Memento I: YUL ✈ ORD
Guess what I found! MOST OF THE TICKET STUBS FROM MY CANADIAN ESCAPADE :b
Most of them come with stories, and it's fitting that I should blog about them since.... this was the reason I started the blog anyway.
The story begins with a rather...porcine member of the United Airlines team. She had russet curls that could have been pretty, but they'd been tamed at the top, and left to fluff out behind her in a mess of tangled copper wires. An uninspired art student's work. Her tiny eyes, almost hidden by her cheeks, were dull from lack of exercise. Very much like miss piggy. And yes. She was fat.
It was... 5 in the morning, and there I was, bleary eyed and trying to check my luggage (25kg and 14kg) in. Anal woman that she was, she refused to let the 2kg go. "It's winter," she snarled,"the airlines are very particular about that now."
"But the other one's just 14kg!" I pleaded.
"NO. 23KG IT IS. YOU SNIVELLING RAT. NOW SCAT!" She roared.
Ok no she didn't.
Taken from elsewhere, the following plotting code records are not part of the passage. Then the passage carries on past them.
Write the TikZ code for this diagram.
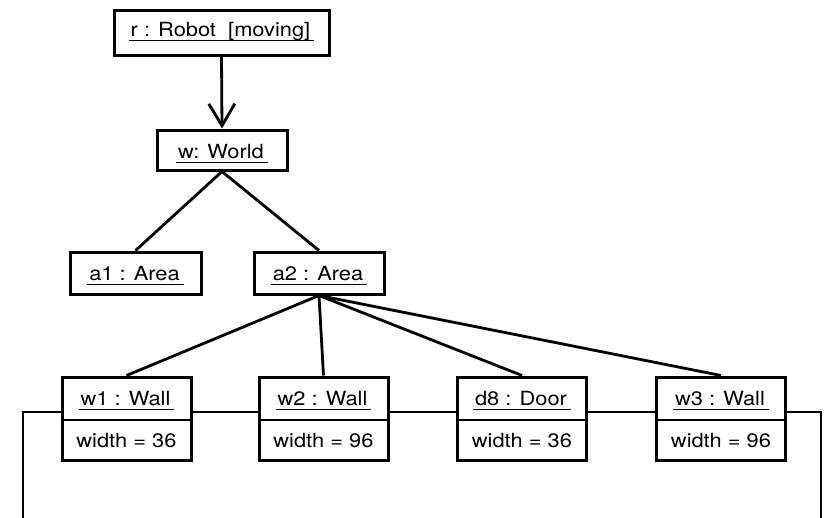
\documentclass[tikz,border=0pt]{standalone}
\usepackage{fontspec}
\usepackage{graphicx}
\setmainfont{TeX Gyre Heros}
\usetikzlibrary{arrows.meta}
\newcommand\wtxt[1]{\scalebox{1.12}[1]{#1}}
\newcommand\ulbox[1]{\setbox0\hbox{\wtxt{#1}}\hbox{\kern-2pt\rlap{\rule[-4.5pt]{\dimexpr\wd0+6pt\relax}{0.9pt}}\kern2pt\box0\kern2pt}}
\begin{document}
\begin{tikzpicture}[x=1pt,y=-1pt,line width=3pt,
  box/.style={draw,rectangle,inner sep=0pt,fill=white,line width=3pt},
  lbl/.style={inner sep=0pt,anchor=base,font=\fontsize{19.5}{22}\selectfont},
  conn/.style={draw,line width=2.8pt},
  divl/.style={draw,line width=2.4pt}]
\useasboundingbox (0,0) rectangle (825,517);
% top objects
\node[box,minimum width=215pt,minimum height=45pt] (r) at (221.5,32.5) {};
\node[lbl] (rt) at (221.5,36) {\ulbox{r : Robot\ \ [moving]}};
\node[box,minimum width=130pt,minimum height=40pt] (w) at (222,150) {};
\node[lbl] (wt) at (222,158) {\ulbox{w: World}};
\node[box,minimum width=131pt,minimum height=42pt] (a1) at (135.5,273) {};
\node[lbl] (a1t) at (135.5,280.5) {\ulbox{a1 : Area}};
\node[box,minimum width=130pt,minimum height=42pt] (a2) at (319,273) {};
\node[lbl] (a2t) at (319,280.5) {\ulbox{a2 : Area}};
% wall objects
\foreach \n/\x/\t/\v in {w1/126.5/w1 : Wall/width = 36, w2/323.5/w2 : Wall/width = 96, d8/522/d8 : Door/width = 36, w3/721/w3 : Wall/width = 96}{
  \node[box,minimum width=129pt,minimum height=83pt] (\n) at (\x,418.5) {};
  \node[lbl] (\n t) at (\x,405) {\ulbox{\t}};
  \node[lbl] (\n v) at (\x,447) {\wtxt{\v}};
  \draw[divl] ([yshift=-1.5pt]\n.west) -- ([yshift=-1.5pt]\n.east);
}
% connectors
\draw[conn,-{Straight Barb[length=22pt,width=26pt,line width=2.8pt]}] (r.south) -- (w.north);
\draw[conn] (w.south) -- (a1.north);
\draw[conn] (w.south) -- (a2.north);
\foreach \n in {w1,w2,d8,w3}{\draw[conn] (a2.south) -- (\n.north);}
\draw[conn] ([yshift=6.5pt]w1.east) -- ([yshift=6.5pt]w2.west);
\draw[conn] ([yshift=6.5pt]w2.east) -- ([yshift=6.5pt]d8.west);
\draw[conn] ([yshift=6.5pt]d8.east) -- ([yshift=6.5pt]w3.west);
\coordinate (lb) at (23,522);
\coordinate (rb) at (821,522);
\draw[conn] ([yshift=6.5pt]w1.west) -| (lb);
\draw[conn] ([yshift=6.5pt]w3.east) -| (rb);
\end{tikzpicture}
\end{document}
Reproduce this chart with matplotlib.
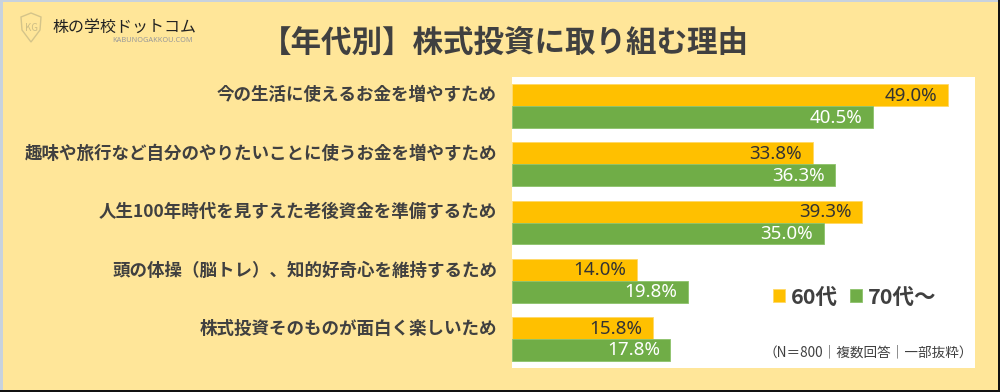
import matplotlib
matplotlib.use("Agg")
import matplotlib.pyplot as plt
import matplotlib.patches as patches
import numpy as np

plt.rcParams['font.family'] = ['Noto Sans CJK JP', 'DejaVu Sans']

# data
reasons = [
    "今の生活に使えるお金を増やすため",
    "趣味や旅行など自分のやりたいことに使うお金を増やすため",
    "人生100年時代を見すえた老後資金を準備するため",
    "頭の体操（脳トレ）、知的好奇心を維持するため",
    "株式投資そのものが面白く楽しいため",
]
age60 = [49.0, 33.8, 39.3, 14.0, 15.8]
age70 = [40.5, 36.3, 35.0, 19.8, 17.8]
series_names = ["60代", "70代～"]

BG = "#FFE699"
ORANGE = "#FFC000"
GREEN = "#70AD47"
TXT = "#404040"

fig = plt.figure(figsize=(10, 3.92), dpi=100, facecolor=BG)

# frame strips
fig.patches.append(patches.Rectangle((0, 0), 0.003, 1, transform=fig.transFigure,
                                     facecolor="#C8D2DE", edgecolor="none", zorder=0))
fig.patches.append(patches.Rectangle((0, 0.995), 1, 0.005, transform=fig.transFigure,
                                     facecolor="#C8D2DE", edgecolor="none", zorder=0))
fig.patches.append(patches.Rectangle((0.998, 0), 0.002, 1, transform=fig.transFigure,
                                     facecolor="#111111", edgecolor="none", zorder=0))
fig.patches.append(patches.Rectangle((0, 0), 1, 0.006, transform=fig.transFigure,
                                     facecolor="#111111", edgecolor="none", zorder=0))

ax = fig.add_axes([0.512, 1 - 368 / 392, 0.463, 291 / 392])
ax.set_facecolor("white")
for s in ax.spines.values():
    s.set_visible(False)
ax.set_xticks([])
ax.set_yticks([])

y = np.arange(len(reasons))
h = 0.375
b1 = ax.barh(y - h / 2, age60, height=h, color=ORANGE, edgecolor="#FFD966", linewidth=0.6)
b2 = ax.barh(y + h / 2, age70, height=h, color=GREEN, edgecolor="#8CC26A", linewidth=0.6)
ax.set_xlim(0, 52)
ax.set_ylim(len(reasons) - 0.5, -0.5)

for i, (a, b) in enumerate(zip(age60, age70)):
    ax.text(a - 1.2, i - h / 2 + 0.01, f"{a:.1f}%", ha="right", va="center",
            fontsize=13.5, color="#333333", family=['Noto Sans', 'DejaVu Sans'])
    ax.text(b - 1.2, i + h / 2 + 0.01, f"{b:.1f}%", ha="right", va="center",
            fontsize=13.5, color="white", family=['Noto Sans', 'DejaVu Sans'])

for i, r in enumerate(reasons):
    fig.text(0.497, 1 - (106 + 58.5 * i) / 392 + 0.028, r, ha="right", va="center",
             fontsize=12.6, fontweight="bold", color=TXT)

# legend
leg = ax.legend([b1, b2], series_names, loc="center", bbox_to_anchor=(0.74, 0.244),
                ncol=2, frameon=False, handlelength=0.55, handleheight=0.55,
                handletextpad=0.25, columnspacing=0.6,
                prop={'family': ['Noto Sans CJK JP', 'DejaVu Sans'], 'weight': 'bold', 'size': 15.5})
for t in leg.get_texts():
    t.set_color(TXT)

ax.text(0.995, 0.055, "（N＝800｜複数回答｜一部抜粋）", transform=ax.transAxes,
        ha="right", va="center", fontsize=9.8, color=TXT)

# title
fig.text(0.505, 1 - 43 / 392, "【年代別】株式投資に取り組む理由", ha="center", va="center",
         fontsize=22, fontweight="bold", color=TXT)

# logo
fig.patches.append(patches.Polygon(
    [(21 / 1000, 1 - 17 / 392), (31 / 1000, 1 - 13 / 392), (41 / 1000, 1 - 17 / 392),
     (40 / 1000, 1 - 30 / 392), (31 / 1000, 1 - 42 / 392), (22 / 1000, 1 - 30 / 392)],
    closed=True, transform=fig.transFigure, facecolor="none", edgecolor="#D4C48A", linewidth=1.0))
fig.text(0.031, 1 - 28 / 392, "KG", ha="center", va="center", fontsize=7, color="#CDBE86")
fig.text(0.052, 1 - 27 / 392, "株の学校ドットコム", ha="left", va="center",
         fontsize=11.5, color="#222222")
fig.text(0.193, 1 - 40 / 392, "KABUNOGAKKOU.COM", ha="right", va="center",
         fontsize=5.3, color="#999999", family=['Noto Sans', 'DejaVu Sans'])

fig.savefig("out.png", dpi=100, facecolor=BG)
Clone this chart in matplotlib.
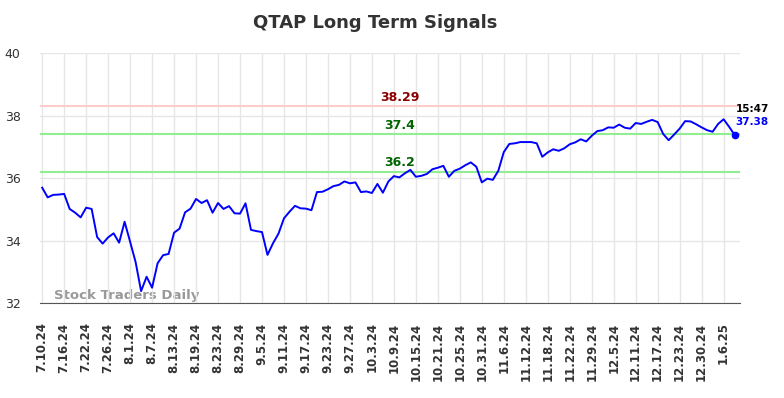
import matplotlib
matplotlib.use("Agg")
import matplotlib.pyplot as plt

# closing prices, one per trading day from 7.10.24 to 1.8.25
prices = [
    35.69, 35.38, 35.46, 35.47, 35.49, 35.01, 34.89, 34.74, 35.05, 35.01,
    34.11, 33.90, 34.10, 34.23, 33.93, 34.60, 33.96, 33.31, 32.38, 32.84,
    32.49, 33.27, 33.53, 33.57, 34.25, 34.38, 34.90, 35.02, 35.33, 35.20,
    35.29, 34.89, 35.20, 35.01, 35.10, 34.87, 34.86, 35.19, 34.34, 34.30,
    34.27, 33.54, 33.91, 34.22, 34.71, 34.92, 35.11, 35.03, 35.02, 34.97,
    35.55, 35.56, 35.64, 35.74, 35.78, 35.89, 35.83, 35.86, 35.55, 35.57,
    35.52, 35.81, 35.53, 35.89, 36.06, 36.02, 36.15, 36.26, 36.04, 36.07,
    36.13, 36.28, 36.33, 36.39, 36.04, 36.23, 36.30, 36.41, 36.50, 36.36,
    35.86, 35.98, 35.94, 36.23, 36.83, 37.09, 37.11, 37.15, 37.15, 37.15,
    37.11, 36.68, 36.82, 36.92, 36.87, 36.95, 37.08, 37.14, 37.24, 37.17,
    37.35, 37.50, 37.53, 37.62, 37.61, 37.71, 37.61, 37.58, 37.76, 37.73,
    37.80, 37.86, 37.79, 37.41, 37.21, 37.39, 37.58, 37.82, 37.81, 37.72,
    37.62, 37.53, 37.48, 37.73, 37.88, 37.64, 37.38,
]

tick_labels = [
    "7.10.24", "7.16.24", "7.22.24", "7.26.24", "8.1.24", "8.7.24", "8.13.24",
    "8.19.24", "8.23.24", "8.29.24", "9.5.24", "9.11.24", "9.17.24", "9.23.24",
    "9.27.24", "10.3.24", "10.9.24", "10.15.24", "10.21.24", "10.25.24",
    "10.31.24", "11.6.24", "11.12.24", "11.18.24", "11.22.24", "11.29.24",
    "12.5.24", "12.11.24", "12.17.24", "12.23.24", "12.30.24", "1.6.25",
]
tick_step = 4

resistance = 38.29
support_hi = 37.4
support_lo = 36.2
last_time = "15:47"

fig = plt.figure(figsize=(7.84, 3.98), dpi=100)
ax = fig.add_axes([0.051, 0.2387, 0.893, 0.6281])

x = list(range(len(prices)))
ax.plot(x, prices, color="#0000ff", lw=1.4, zorder=3)
ax.plot(x[-1], prices[-1], "o", color="#0000ff", ms=4.5, zorder=4)

ax.axhline(resistance, color="#ffcccc", lw=1.5, zorder=2)
ax.axhline(support_hi, color="#90ee90", lw=1.5, zorder=2)
ax.axhline(support_lo, color="#90ee90", lw=1.5, zorder=2)

mid = 65
ax.text(mid, resistance + 0.08, f"{resistance}", color="#8b0000", ha="center",
        va="bottom", fontsize=9, fontweight="bold")
ax.text(mid, support_hi + 0.08, f"{support_hi}", color="#006400", ha="center",
        va="bottom", fontsize=9, fontweight="bold")
ax.text(mid, support_lo + 0.08, f"{support_lo}", color="#006400", ha="center",
        va="bottom", fontsize=9, fontweight="bold")

ax.text(x[-1] + 0.2, 38.2, last_time, color="black", ha="left", va="center",
        fontsize=7.5, fontweight="bold")
ax.text(x[-1] + 0.2, 37.78, f"{prices[-1]}", color="#0000ff", ha="left",
        va="center", fontsize=7.5, fontweight="bold")

ax.text(2.2, 32.02, "Stock Traders Daily", color="#999999", fontsize=9.5,
        fontweight="bold", ha="left", va="bottom", zorder=1)

ax.set_xlim(-0.4, 127)
ax.set_ylim(32, 40)
ax.set_yticks([32, 34, 36, 38, 40])
ax.set_xticks(range(0, len(tick_labels) * tick_step, tick_step))
ax.set_xticklabels(tick_labels, rotation=90, fontsize=8.5, fontweight="bold",
                   color="#333333")
ax.tick_params(axis="y", labelsize=9, colors="#333333", length=0, pad=14)
ax.tick_params(axis="x", length=0, pad=14)

ax.grid(True, color="#e6e6e6", lw=1, zorder=0)
for side in ["top", "right", "left"]:
    ax.spines[side].set_visible(False)
ax.spines["bottom"].set_color("#555555")

fig.suptitle("QTAP Long Term Signals", x=0.478, y=0.965, fontsize=13,
             fontweight="bold", color="#333333")

fig.savefig("out.png", dpi=100)
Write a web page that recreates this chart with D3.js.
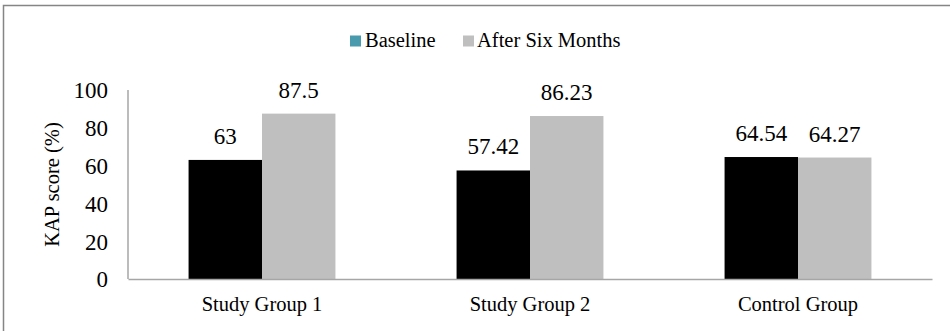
<!DOCTYPE html>
<html>
<head>
<meta charset="utf-8">
<script src="https://cdn.jsdelivr.net/npm/d3@7"></script>
<style>
  html, body { margin: 0; padding: 0; background: #fff; }
  svg { display: block; }
  text { font-family: "Liberation Serif", "Times New Roman", serif; fill: #000; }
</style>
</head>
<body>
<svg id="chart" width="950" height="331"></svg>
<script>
// KAP scores per group, at baseline and after six months
const groups = ["Study Group 1", "Study Group 2", "Control Group"];
const seriesNames = ["Baseline", "After Six Months"];
const baseline = [63, 57.42, 64.54];
const afterSix = [87.5, 86.23, 64.27];
const valueLabels = [["63", "57.42", "64.54"], ["87.5", "86.23", "64.27"]];
const yTicks = [0, 20, 40, 60, 80, 100];

const barColors = ["#000000", "#bfbfbf"];
const legendColors = ["#4a9aad", "#bfbfbf"];

const svg = d3.select("#chart");

// outer frame (right and bottom edges fall outside the view)
svg.append("rect")
  .attr("x", 3.5).attr("y", 5.5)
  .attr("width", 960).attr("height", 340)
  .attr("fill", "none").attr("stroke", "#858585").attr("stroke-width", 1.5);

const plot = { left: 128, right: 932, top: 90, bottom: 279 };

const x0 = d3.scaleBand().domain(groups)
  .range([plot.left, plot.right]).paddingInner(0).paddingOuter(0);
const groupWidth = x0.bandwidth();
const barW = groupWidth * 0.274;
const x1 = d3.scaleBand().domain(seriesNames)
  .range([groupWidth / 2 - barW, groupWidth / 2 + barW]).padding(0);

const y = d3.scaleLinear().domain([0, 100]).range([plot.bottom, plot.top]);

// y tick labels
const yAxis = d3.axisLeft(y).tickValues(yTicks).tickSize(0).tickPadding(20);
const gy = svg.append("g").attr("transform", `translate(${plot.left},0)`).call(yAxis);
gy.select(".domain").remove();
gy.selectAll("text")
  .style("font-family", '"Liberation Serif", "Times New Roman", serif')
  .style("font-size", "23px").attr("fill", "#000").attr("dy", "0.34em");

// bars
const data = groups.map((g, i) => ({ group: g, values: [baseline[i], afterSix[i]] }));
const gGroups = svg.selectAll(".grp").data(data).join("g")
  .attr("class", "grp")
  .attr("transform", d => `translate(${x0(d.group)},0)`);

gGroups.selectAll("rect").data(d => d.values.map((v, s) => ({ v, s })))
  .join("rect")
  .attr("x", d => x1(seriesNames[d.s]))
  .attr("y", d => y(d.v))
  .attr("width", x1.bandwidth())
  .attr("height", d => y(0) - y(d.v))
  .attr("fill", d => barColors[d.s]);

// value labels
gGroups.each(function(d, gi) {
  d3.select(this).selectAll("text.val").data(d.values.map((v, s) => ({ v, s })))
    .join("text")
    .attr("class", "val")
    .attr("x", e => x1(seriesNames[e.s]) + x1.bandwidth() / 2)
    .attr("y", e => y(e.v) - 16)
    .attr("text-anchor", "middle")
    .style("font-size", "23px")
    .text(e => valueLabels[e.s][gi]);
});

// axis lines
svg.append("line")
  .attr("x1", plot.left).attr("x2", plot.left)
  .attr("y1", plot.top).attr("y2", plot.bottom)
  .attr("stroke", "#a6a6a6").attr("stroke-width", 1.5);
const xAxis = d3.axisBottom(x0).tickSize(0).tickPadding(0);
const gx = svg.append("g").attr("transform", `translate(0,${plot.bottom})`).call(xAxis);
gx.select(".domain").attr("stroke", "#a6a6a6").attr("stroke-width", 1.5);
gx.selectAll("text")
  .style("font-family", '"Liberation Serif", "Times New Roman", serif')
  .style("font-size", "20.5px").attr("fill", "#000")
  .attr("dy", null).attr("y", 32);

// y axis title
svg.append("text")
  .attr("transform", `translate(59,${(plot.top + plot.bottom) / 2}) rotate(-90)`)
  .attr("text-anchor", "middle")
  .style("font-size", "20.5px")
  .text("KAP score (%)");

// legend
const legendItems = [{ x: 350, tx: 365 }, { x: 463, tx: 477 }];
const lg = svg.append("g");
seriesNames.forEach((name, i) => {
  lg.append("rect")
    .attr("x", legendItems[i].x).attr("y", 35.5)
    .attr("width", 11).attr("height", 11)
    .attr("fill", legendColors[i]);
  lg.append("text")
    .attr("x", legendItems[i].tx).attr("y", 47)
    .style("font-size", "20.5px")
    .text(name);
});
</script>
</body>
</html>
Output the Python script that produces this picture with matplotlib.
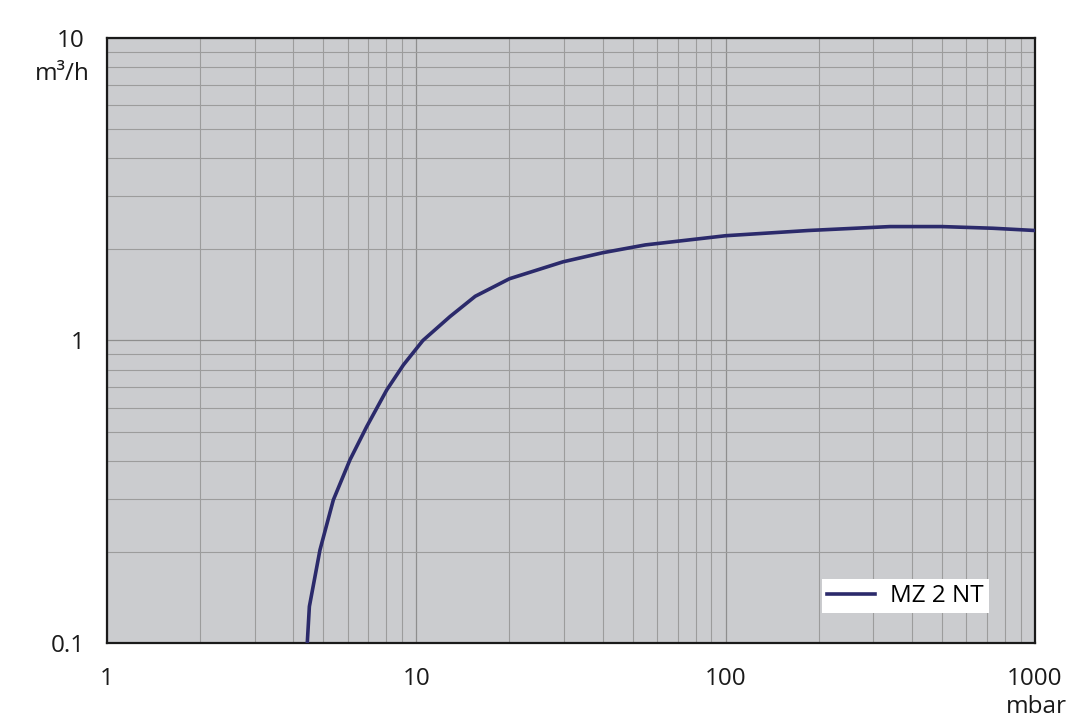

But she did snap "not a gram more" before visibly kicking me out of the queue, leaving me with no choice but to dispose of my premium IKEA hangers.... Talk about Anal.
Wah lao what was her problem. I would've understood if the combined weight of my luggages had exceeded 2x23kg, but NO the other one was so light! And this was just 2kg more than the allowed weight. Baggage handlers' backs carry 2kg more and their backs will break meh. Had no idea that Canadian Winters could cause brittle bones. I check 25kg in regularly without problems (don't give me that look. not my fault if my mom likes me to bring groceries back from other countries).
My companion was sufficiently incensed by her poor attitude, and decided that such behaviour was deserving of... the SnapSnap treatment. i.e., He snapped his fingers to get her attention. Very much like you'd expect of a real Nouveau Riche from the Country. Of course, she became apoplectic with rage, and she spun around in a full circle, asking her colleagues whether they'd heard him snap at her, and declaring that she couldn't believe it. I believe she entertained serious thoughts of having my companion arrested, but realized that she couldn't, because he hadn't violated any rules.
Haha, that was quite a memory, watching her dull blue eyes fire up like that of Sentinel Prime's, before hardening to become like agates, as she whipped out her blue pen, and very sullenly directed me to my gate, as she scrawled on the boarding pass.
Today, I still live with a closet full of hangers which don't match. And this is mostly that Airport Lady's fault.